Repeat the material below exactly, with no pictures.

• • • • • • •

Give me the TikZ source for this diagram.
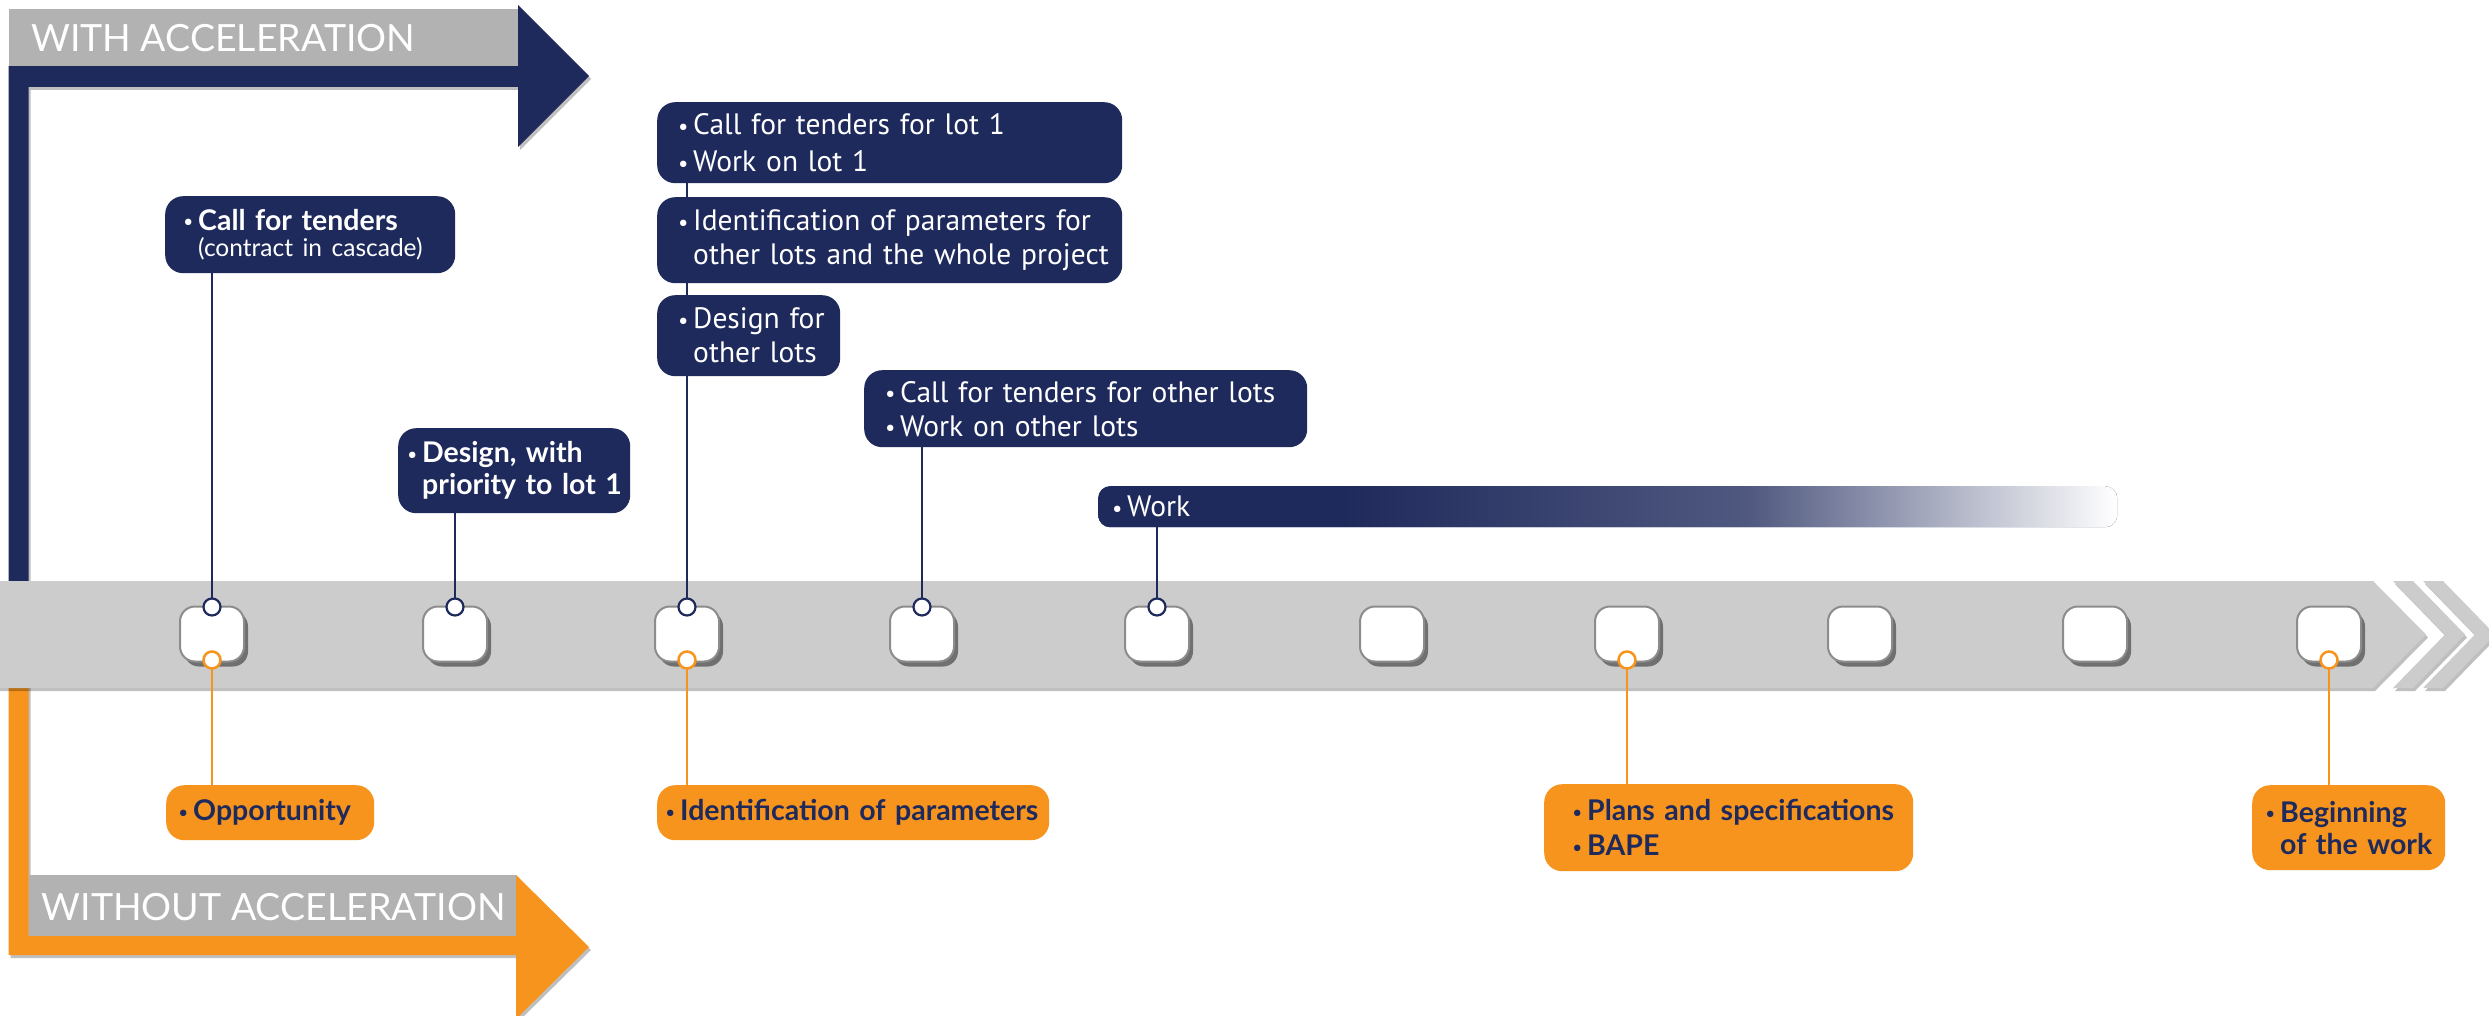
\documentclass[tikz,border=0pt]{standalone}
\usepackage{fontspec}
\setmainfont{Lato}
\newfontfamily\condf{PT Sans}
\usetikzlibrary{shadows}
\definecolor{navyc}{RGB}{31,42,92}
\definecolor{orangec}{RGB}{247,148,29}
\definecolor{bandc}{RGB}{204,204,204}
\definecolor{labelc}{RGB}{178,178,178}
\definecolor{msborder}{RGB}{140,140,140}
\colorlet{navymid}{navyc!78!white}
\pgfdeclarehorizontalshading{workfade}{100bp}{color(0bp)=(navyc); color(37bp)=(navyc); color(57bp)=(navymid); color(75bp)=(white); color(100bp)=(white)}
\pgfdeclarelayer{bgl}
\pgfdeclarelayer{connl}
\pgfsetlayers{bgl,connl,main}
\newcommand{\mybul}{\makebox[15pt][l]{\raisebox{0.5pt}{\condf\mdseries\fontsize{23}{23}\selectfont •}}}
\newcommand{\myind}{\hspace*{15pt}}
\newcommand{\bl}[1]{\mbox{\mybul #1}}
\newcommand{\il}[1]{\mbox{\myind #1}}
\begin{document}
\begin{tikzpicture}[x=1pt,y=-1pt,
  navybox/.style={fill=navyc, text=white, rounded corners=18pt, anchor=north west, align=left, inner ysep=0pt},
  orbox/.style={fill=orangec, text=navyc, rounded corners=18pt, anchor=north west, align=left, inner ysep=0pt},
  rfont/.style={font=\fontsize{28.5}{32}\selectfont\bfseries},
  cfont/.style={font=\condf\fontsize{29.5}{34}\selectfont},
  ms/.style={draw=msborder, line width=2pt, fill=white, rounded corners=15pt, minimum width=64pt, minimum height=55pt, drop shadow={shadow xshift=4pt, shadow yshift=-5pt, fill=black, opacity=0.45}},
  ncirc/.style={circle, draw=navyc, line width=2.2pt, fill=white, minimum size=17pt, inner sep=0pt},
  ocirc/.style={circle, draw=orangec, line width=2.5pt, fill=white, minimum size=17pt, inner sep=0pt},
  nline/.style={draw=navyc, line width=2.6pt},
  oline/.style={draw=orangec, line width=2.6pt},
  hdr/.style={font=\fontsize{37.5}{37.5}\selectfont, text=white, anchor=base west, inner sep=0pt},
  softshadow/.style={drop shadow={shadow xshift=2pt, shadow yshift=-3pt, fill=black, opacity=0.25}}
]
\useasboundingbox (0,0) rectangle (2489,1016);
\begin{pgfonlayer}{bgl}
  \fill[white] (0,0) rectangle (2489,1016);
  % with acceleration arrow
  \fill[navyc, softshadow] (8.7,66) -- (518,66) -- (518,5) -- (589,76) -- (518,147) -- (518,87) -- (28.5,87) -- (28.5,600) -- (8.7,600) -- cycle;
  \fill[labelc] (8.7,9) rectangle (518,66);
  % without acceleration arrow
  \fill[orangec, softshadow] (8.7,670) -- (8.7,955) -- (516,955) -- (516,1019) -- (589,947) -- (516,875) -- (516,936) -- (28.5,936) -- (28.5,670) -- cycle;
  \fill[labelc] (28.5,875) rectangle (516,936);
  % timeline band and chevrons
  \fill[bandc, softshadow] (2423,581) -- (2443,581) -- (2495,634.5) -- (2443,688) -- (2423,688) -- (2475,634.5) -- cycle;
  \fill[bandc, softshadow] (2393,581) -- (2413,581) -- (2465,634.5) -- (2413,688) -- (2393,688) -- (2445,634.5) -- cycle;
  \fill[bandc, softshadow] (-10,581) -- (2373,581) -- (2426,634.5) -- (2373,688) -- (-10,688) -- cycle;
\end{pgfonlayer}

\node[hdr] (hw) at (31,52) {WITH ACCELERATION};
\node[hdr] (hwo) at (41.5,920) {WITHOUT ACCELERATION};

% milestones
\foreach \i/\x in {1/212,2/455,3/687,4/922,5/1157,6/1392,7/1627,8/1860,9/2095,10/2329}{
  \node[ms] (m\i) at (\x,634) {};
}
\node[ncirc] (nc1) at (212,607) {};
\node[ncirc] (nc2) at (455,607) {};
\node[ncirc] (nc3) at (687,607) {};
\node[ncirc] (nc4) at (922,607) {};
\node[ncirc] (nc5) at (1157,607) {};
\node[ocirc] (oc1) at (212,660) {};
\node[ocirc] (oc3) at (687,660) {};
\node[ocirc] (oc7) at (1627,660) {};
\node[ocirc] (oc10) at (2329,660) {};

% navy boxes
\node[navybox, font=\fontsize{28.5}{30}\selectfont\bfseries, minimum width=290pt, minimum height=77pt, inner xsep=18pt, text width=254pt] (N1) at (165,196)
  {\bl{Call for tenders}\\[-4pt]\mbox{\fontsize{24.5}{27}\selectfont\mdseries\myind(contract in cascade)}};
\node[navybox, rfont, minimum width=232pt, minimum height=85pt, inner xsep=9pt, text width=214pt] (N2) at (398,428)
  {\bl{Design, with}\\\il{priority to lot 1}};
\node[navybox, cfont, minimum width=465pt, minimum height=81pt, inner xsep=21pt, text width=423pt] (A) at (657,102)
  {\bl{Call for tenders for lot 1}\\[3pt]\bl{Work on lot 1}};
\node[navybox, cfont, minimum width=465pt, minimum height=86pt, inner xsep=21pt, text width=423pt] (B) at (657,197)
  {\bl{Identification of parameters for}\\\il{other lots and the whole project}};
\node[navybox, cfont, minimum width=183pt, minimum height=81pt, inner xsep=21pt, text width=141pt] (C) at (657,295)
  {\bl{Design for}\\\il{other lots}};
\node[navybox, cfont, minimum width=443pt, minimum height=77pt, inner xsep=21pt, text width=401pt] (D) at (864,370)
  {\bl{Call for tenders for other lots}\\\bl{Work on other lots}};
\node[navybox, cfont, shading=workfade, rounded corners=12pt, minimum width=1019pt, minimum height=41pt, inner xsep=14pt, text width=991pt] (W) at (1098,486)
  {\bl{Work}};

% orange boxes
\node[orbox, rfont, minimum width=208pt, minimum height=55pt, inner xsep=12pt, text width=184pt] (O1) at (166,785)
  {\bl{Opportunity}};
\node[orbox, rfont, minimum width=392pt, minimum height=55pt, inner xsep=8pt, text width=376pt] (O2) at (657,785)
  {\bl{Identification of parameters}};
\node[orbox, rfont, minimum width=369pt, minimum height=87pt, inner xsep=28pt, text width=313pt] (O3) at (1544,784)
  {\bl{Plans and specifications}\\[3pt]\bl{BAPE}};
\node[orbox, rfont, minimum width=193pt, minimum height=85pt, inner xsep=13pt, text width=167pt] (O4) at (2252,785)
  {\bl{Beginning}\\\il{of the work}};

% connectors
\begin{pgfonlayer}{connl}
  \draw[nline] (N1.south -| nc1) -- (nc1.center);
  \draw[nline] (N2.south -| nc2) -- (nc2.center);
  \draw[nline] (A.south -| nc3) -- (nc3.center);
  \draw[nline] (D.south -| nc4) -- (nc4.center);
  \draw[nline] (W.south -| nc5) -- (nc5.center);
  \draw[oline] (oc1.center) -- (O1.north -| oc1);
  \draw[oline] (oc3.center) -- (O2.north -| oc3);
  \draw[oline] (oc7.center) -- (O3.north -| oc7);
  \draw[oline] (oc10.center) -- (O4.north -| oc10);
\end{pgfonlayer}
\end{tikzpicture}
\end{document}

• • • • • • •

## IN RESPONSE:
Give me the TikZ source for this diagram.
\documentclass[tikz,border=0pt]{standalone}
\usepackage{fontspec}
\setmainfont{Lato}
\newfontfamily\condf{PT Sans}
\usetikzlibrary{shadows}
\definecolor{navyc}{RGB}{31,42,92}
\definecolor{orangec}{RGB}{247,148,29}
\definecolor{bandc}{RGB}{204,204,204}
\definecolor{labelc}{RGB}{178,178,178}
\definecolor{msborder}{RGB}{140,140,140}
\colorlet{navymid}{navyc!78!white}
\pgfdeclarehorizontalshading{workfade}{100bp}{color(0bp)=(navyc); color(37bp)=(navyc); color(57bp)=(navymid); color(75bp)=(white); color(100bp)=(white)}
\pgfdeclarelayer{bgl}
\pgfdeclarelayer{connl}
\pgfsetlayers{bgl,connl,main}
\newcommand{\mybul}{\makebox[15pt][l]{\raisebox{0.5pt}{\condf\mdseries\fontsize{23}{23}\selectfont •}}}
\newcommand{\myind}{\hspace*{15pt}}
\newcommand{\bl}[1]{\mbox{\mybul #1}}
\newcommand{\il}[1]{\mbox{\myind #1}}
\begin{document}
\begin{tikzpicture}[x=1pt,y=-1pt,
  navybox/.style={fill=navyc, text=white, rounded corners=18pt, anchor=north west, align=left, inner ysep=0pt},
  orbox/.style={fill=orangec, text=navyc, rounded corners=18pt, anchor=north west, align=left, inner ysep=0pt},
  rfont/.style={font=\fontsize{28.5}{32}\selectfont\bfseries},
  cfont/.style={font=\condf\fontsize{29.5}{34}\selectfont},
  ms/.style={draw=msborder, line width=2pt, fill=white, rounded corners=15pt, minimum width=64pt, minimum height=55pt, drop shadow={shadow xshift=4pt, shadow yshift=-5pt, fill=black, opacity=0.45}},
  ncirc/.style={circle, draw=navyc, line width=2.2pt, fill=white, minimum size=17pt, inner sep=0pt},
  ocirc/.style={circle, draw=orangec, line width=2.5pt, fill=white, minimum size=17pt, inner sep=0pt},
  nline/.style={draw=navyc, line width=2.6pt},
  oline/.style={draw=orangec, line width=2.6pt},
  hdr/.style={font=\fontsize{37.5}{37.5}\selectfont, text=white, anchor=base west, inner sep=0pt},
  softshadow/.style={drop shadow={shadow xshift=2pt, shadow yshift=-3pt, fill=black, opacity=0.25}}
]
\useasboundingbox (0,0) rectangle (2489,1016);
\begin{pgfonlayer}{bgl}
  \fill[white] (0,0) rectangle (2489,1016);
  % with acceleration arrow
  \fill[navyc, softshadow] (8.7,66) -- (518,66) -- (518,5) -- (589,76) -- (518,147) -- (518,87) -- (28.5,87) -- (28.5,600) -- (8.7,600) -- cycle;
  \fill[labelc] (8.7,9) rectangle (518,66);
  % without acceleration arrow
  \fill[orangec, softshadow] (8.7,670) -- (8.7,955) -- (516,955) -- (516,1019) -- (589,947) -- (516,875) -- (516,936) -- (28.5,936) -- (28.5,670) -- cycle;
  \fill[labelc] (28.5,875) rectangle (516,936);
  % timeline band and chevrons
  \fill[bandc, softshadow] (2423,581) -- (2443,581) -- (2495,634.5) -- (2443,688) -- (2423,688) -- (2475,634.5) -- cycle;
  \fill[bandc, softshadow] (2393,581) -- (2413,581) -- (2465,634.5) -- (2413,688) -- (2393,688) -- (2445,634.5) -- cycle;
  \fill[bandc, softshadow] (-10,581) -- (2373,581) -- (2426,634.5) -- (2373,688) -- (-10,688) -- cycle;
\end{pgfonlayer}

\node[hdr] (hw) at (31,52) {WITH ACCELERATION};
\node[hdr] (hwo) at (41.5,920) {WITHOUT ACCELERATION};

% milestones
\foreach \i/\x in {1/212,2/455,3/687,4/922,5/1157,6/1392,7/1627,8/1860,9/2095,10/2329}{
  \node[ms] (m\i) at (\x,634) {};
}
\node[ncirc] (nc1) at (212,607) {};
\node[ncirc] (nc2) at (455,607) {};
\node[ncirc] (nc3) at (687,607) {};
\node[ncirc] (nc4) at (922,607) {};
\node[ncirc] (nc5) at (1157,607) {};
\node[ocirc] (oc1) at (212,660) {};
\node[ocirc] (oc3) at (687,660) {};
\node[ocirc] (oc7) at (1627,660) {};
\node[ocirc] (oc10) at (2329,660) {};

% navy boxes
\node[navybox, font=\fontsize{28.5}{30}\selectfont\bfseries, minimum width=290pt, minimum height=77pt, inner xsep=18pt, text width=254pt] (N1) at (165,196)
  {\bl{Call for tenders}\\[-4pt]\mbox{\fontsize{24.5}{27}\selectfont\mdseries\myind(contract in cascade)}};
\node[navybox, rfont, minimum width=232pt, minimum height=85pt, inner xsep=9pt, text width=214pt] (N2) at (398,428)
  {\bl{Design, with}\\\il{priority to lot 1}};
\node[navybox, cfont, minimum width=465pt, minimum height=81pt, inner xsep=21pt, text width=423pt] (A) at (657,102)
  {\bl{Call for tenders for lot 1}\\[3pt]\bl{Work on lot 1}};
\node[navybox, cfont, minimum width=465pt, minimum height=86pt, inner xsep=21pt, text width=423pt] (B) at (657,197)
  {\bl{Identification of parameters for}\\\il{other lots and the whole project}};
\node[navybox, cfont, minimum width=183pt, minimum height=81pt, inner xsep=21pt, text width=141pt] (C) at (657,295)
  {\bl{Design for}\\\il{other lots}};
\node[navybox, cfont, minimum width=443pt, minimum height=77pt, inner xsep=21pt, text width=401pt] (D) at (864,370)
  {\bl{Call for tenders for other lots}\\\bl{Work on other lots}};
\node[navybox, cfont, shading=workfade, rounded corners=12pt, minimum width=1019pt, minimum height=41pt, inner xsep=14pt, text width=991pt] (W) at (1098,486)
  {\bl{Work}};

% orange boxes
\node[orbox, rfont, minimum width=208pt, minimum height=55pt, inner xsep=12pt, text width=184pt] (O1) at (166,785)
  {\bl{Opportunity}};
\node[orbox, rfont, minimum width=392pt, minimum height=55pt, inner xsep=8pt, text width=376pt] (O2) at (657,785)
  {\bl{Identification of parameters}};
\node[orbox, rfont, minimum width=369pt, minimum height=87pt, inner xsep=28pt, text width=313pt] (O3) at (1544,784)
  {\bl{Plans and specifications}\\[3pt]\bl{BAPE}};
\node[orbox, rfont, minimum width=193pt, minimum height=85pt, inner xsep=13pt, text width=167pt] (O4) at (2252,785)
  {\bl{Beginning}\\\il{of the work}};

% connectors
\begin{pgfonlayer}{connl}
  \draw[nline] (N1.south -| nc1) -- (nc1.center);
  \draw[nline] (N2.south -| nc2) -- (nc2.center);
  \draw[nline] (A.south -| nc3) -- (nc3.center);
  \draw[nline] (D.south -| nc4) -- (nc4.center);
  \draw[nline] (W.south -| nc5) -- (nc5.center);
  \draw[oline] (oc1.center) -- (O1.north -| oc1);
  \draw[oline] (oc3.center) -- (O2.north -| oc3);
  \draw[oline] (oc7.center) -- (O3.north -| oc7);
  \draw[oline] (oc10.center) -- (O4.north -| oc10);
\end{pgfonlayer}
\end{tikzpicture}
\end{document}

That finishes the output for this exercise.